The clear industrial coatings are applied as a micron-thin layer on packaging material — typically paper or thin plastic film — via a rotogravure or flexographic printing machine. The “conversion” companies then send the packaging materials to the end user, typically a consumer product company.

Positioning for the Future

Roymal employs 15 people and has an on-site laboratory headed by technical director and chemist Michael Frost, a 15-year company veteran and University of New Hampshire graduate. Laura Stocker, who joined Roymal 40 years ago right out of Colby-Sawyer College with a business degree, is president (Malool’s title is chairman).

Malool says that Roymal has formulated literally “hundreds upon hundreds” of different coatings for customers over its more than five decades in business. Even a coating for same packaging might require a different formulation, depending on such factors as the heat or humidity in the region where the product is sold.

The base material for coatings is polymers, which Roymal buys from chemical giants such as BF Goodrich and Dow and arrives by truck at Roymal’s nondescript plant on Route 11 outside of downtown Newport and is pumped into the bulk tanks.
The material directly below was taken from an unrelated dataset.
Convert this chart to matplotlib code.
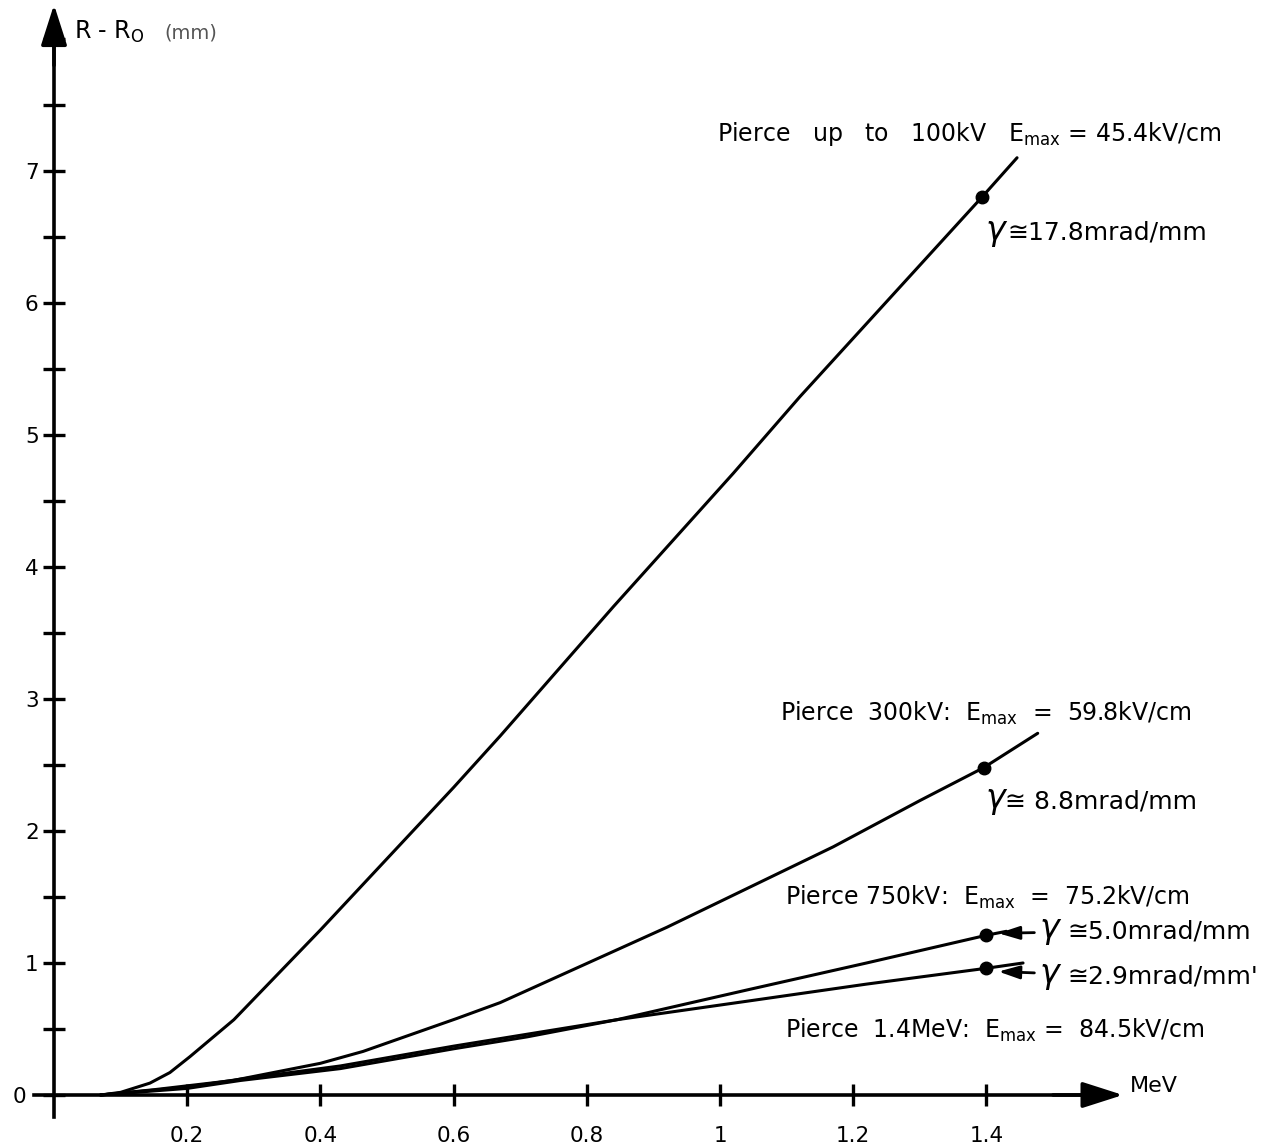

At the plant, resins and binders such as urethanes, acrylics, alkyds and epoxies are added to the base polymer — in a formulation that was previously developed in the lab — to make the coating. The additives account for 2 percent to 3 percent of the chemical composition of the coating. After mixing, the formulation is then transferred into 55-gallon drums, the drums strapped to palettes, and shipped to packaging plants in the U.S. and abroad.

Malool declined to give a figure for Roymal’s total revenues, but a single drum filled with industrial coating can sell for between $2,000 to $5,000 each, depending on the formulation. He said he doesn’t tabulate how many drums the company ships annually “because that’s not the way I look at it.”

Malool has two daughters, but neither are involved in the business. He said that Stocker and Frost are positioned to buy the company from him, and he wants to sell it to them.

“We’re working on it,” Malool said, not offering a timeline about when that would happen.